The companion piece features me as a supporter saying that the Common Core is successful in the classroom.

I’m relieved not to have to explain away any gaffs, but there is two tweaks I would make about the Smarter Balanced test if I could.  First, I would say how big a step forward the new test is, with its rich and demanding questions, compared to the multiple choice bubble test it replaces.  There will surely be things to fix in the test and it will evolve over time, but if you accept the need for assessments at all, you would have to agree that this test will give teachers much better feedback on the effectiveness of their instruction.  And the State of New Hampshire will not be using the test to hold schools or teachers accountable as states like New York do.

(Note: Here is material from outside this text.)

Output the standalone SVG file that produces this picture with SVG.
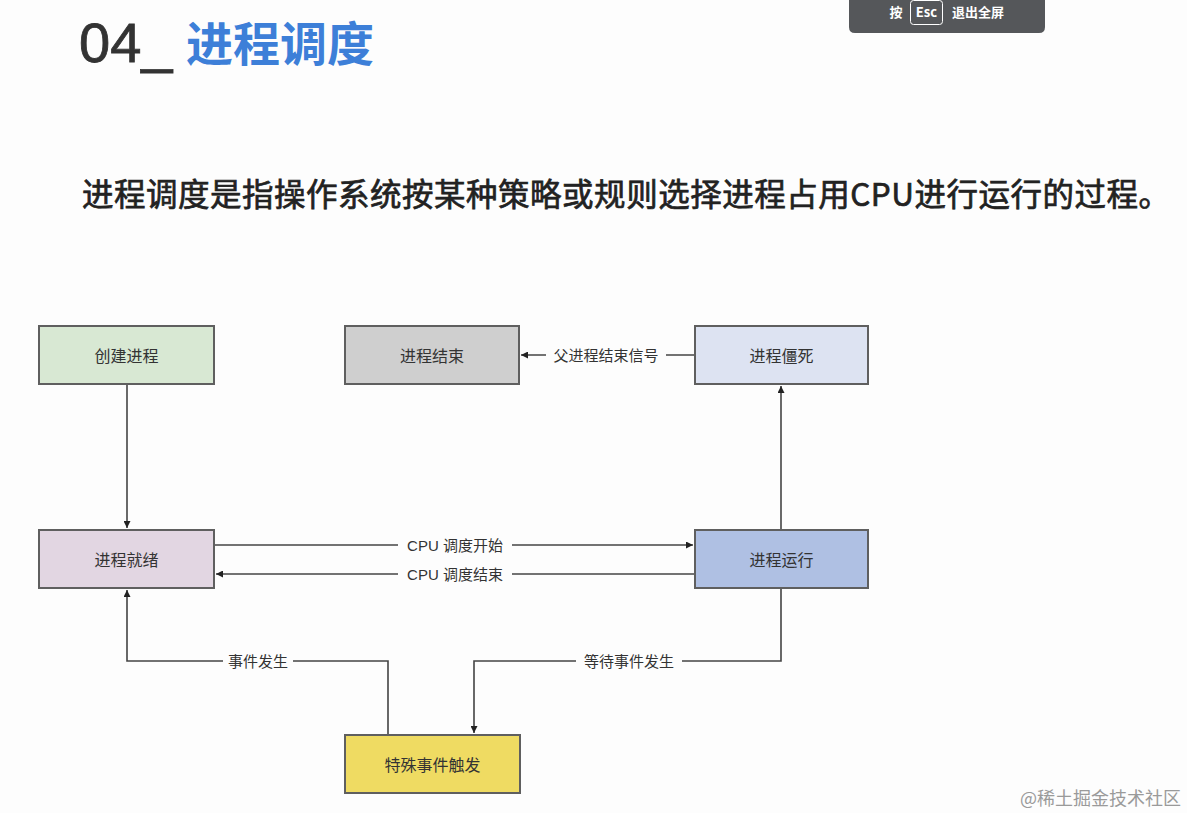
<svg xmlns="http://www.w3.org/2000/svg" width="1187" height="813" viewBox="0 0 1187 813">
<defs>
<style>
.node rect{stroke:#5f5f5f;stroke-width:2}
.node text{font-family:"Noto Sans CJK SC","Liberation Sans",sans-serif;font-size:16px;fill:#333;text-anchor:middle;dominant-baseline:central}
.edge{fill:none;stroke:#444;stroke-width:1.6}
.lbl{font-family:"Liberation Sans","Noto Sans CJK SC",sans-serif;font-size:15px;fill:#333;text-anchor:middle;dominant-baseline:central}
.lblbg{fill:#fdfdfd}
.esc{font-family:"Noto Sans CJK SC",sans-serif;font-size:13px;font-weight:bold;fill:#fff;text-anchor:middle;dominant-baseline:central}
</style>
<marker id="arr" viewBox="0 0 10 10" refX="10" refY="5" markerWidth="7" markerHeight="7" orient="auto" markerUnits="userSpaceOnUse">
<path d="M0,0 L10,5 L0,10 Z" fill="#222"/>
</marker>
</defs>
<rect width="1187" height="813" fill="#fdfdfd"/>
<g id="title">
<text x="79" y="62" font-family="Liberation Sans,sans-serif" font-size="56" fill="#333" stroke="#333" stroke-width="0.8">04_</text>
<text x="186" y="61" font-family="Noto Sans CJK SC,sans-serif" font-size="47" font-weight="bold" fill="#3d7fd8">进程调度</text>
</g>
<g id="escbar">
<path d="M849,0 H1045 V27 Q1045,33 1039,33 H855 Q849,33 849,27 Z" fill="#55575a"/>
<text class="esc" x="896" y="11">按</text>
<rect x="910.5" y="0.5" width="32" height="24" rx="3" fill="none" stroke="#fff" stroke-width="1"/>
<text class="esc" x="926.5" y="11" font-family="Liberation Sans,sans-serif" font-size="12">Esc</text>
<text class="esc" x="978" y="11">退出全屏</text>
</g>
<text id="subtitle" x="82" y="206" font-family="Noto Sans CJK SC,sans-serif" font-size="31.5" fill="#222" stroke="#222" stroke-width="0.7" textLength="1088">进程调度是指操作系统按某种策略或规则选择进程占用CPU进行运行的过程。</text>
<g id="connectors">
<path class="edge" d="M127,384 V528" marker-end="url(#arr)"/>
<path class="edge" d="M214,545 H693" marker-end="url(#arr)"/>
<path class="edge" d="M695,574 H216" marker-end="url(#arr)"/>
<path class="edge" d="M781,530 V386" marker-end="url(#arr)"/>
<path class="edge" d="M695,355 H521" marker-end="url(#arr)"/>
<path class="edge" d="M388,735 V661 H127 V590" marker-end="url(#arr)"/>
<path class="edge" d="M781,588 V661 H474 V733" marker-end="url(#arr)"/>
<rect class="lblbg" x="398" y="535" width="114" height="20"/>
<text class="lbl" x="455" y="545">CPU 调度开始</text>
<rect class="lblbg" x="398" y="564" width="114" height="20"/>
<text class="lbl" x="455" y="574">CPU 调度结束</text>
<rect class="lblbg" x="546" y="345" width="120" height="20"/>
<text class="lbl" x="606" y="355">父进程结束信号</text>
<rect class="lblbg" x="223" y="651" width="70" height="20"/>
<text class="lbl" x="258" y="661">事件发生</text>
<rect class="lblbg" x="576" y="651" width="106" height="20"/>
<text class="lbl" x="629" y="661">等待事件发生</text>
</g>
<g id="n-create" class="node"><rect x="39" y="326" width="175" height="58" fill="#d8e8d3"/><text x="126.5" y="355">创建进程</text></g>
<g id="n-end" class="node"><rect x="345" y="326" width="174" height="58" fill="#cfcfcf"/><text x="432" y="355">进程结束</text></g>
<g id="n-zombie" class="node"><rect x="695" y="326" width="173" height="58" fill="#dde3f2"/><text x="781.5" y="355">进程僵死</text></g>
<g id="n-ready" class="node"><rect x="39" y="530" width="175" height="58" fill="#e2d6e2"/><text x="126.5" y="559">进程就绪</text></g>
<g id="n-run" class="node"><rect x="695" y="530" width="173" height="58" fill="#afc0e3"/><text x="781.5" y="559">进程运行</text></g>
<g id="n-event" class="node"><rect x="345" y="735" width="175" height="58" fill="#efdb62"/><text x="432.5" y="764">特殊事件触发</text></g>
<text x="1020" y="797" font-family="Noto Sans CJK SC,sans-serif" font-size="18" fill="#9a9a9a" dominant-baseline="central">@稀土掘金技术社区</text>
</svg>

Secondly, if I could do it again I would not throw down the gauntlet to the Mayor as I did.  The quote is accurate: not only is Smarter Balanced looking like a very good, carefully designed test, but I think every district will take it – in the lower grades, anyway.  (In the 11th grade, it could be replaced by the SAT, a subject of discussion over the next while). State and federal law requires standardized assessments and funding depends on it.  Besides, why would Manchester want its kids to take some other test for which the results can’t be used alongside those of all the other districts to improve their teaching strategies?

Although there seem to be some misunderstandings about testing – as well as not wanting to be pushed around by “the man” – in the end, I think Smarter Balanced will be seen as a benefit to the kids in Manchester as well as to the rest of the state.  But, as I say, there was no need to frame that observation as a challenge.

The Union Leader and reporter Dave Solomon are doing the State a big service in advancing the Common Core debate in a balanced and helpful way.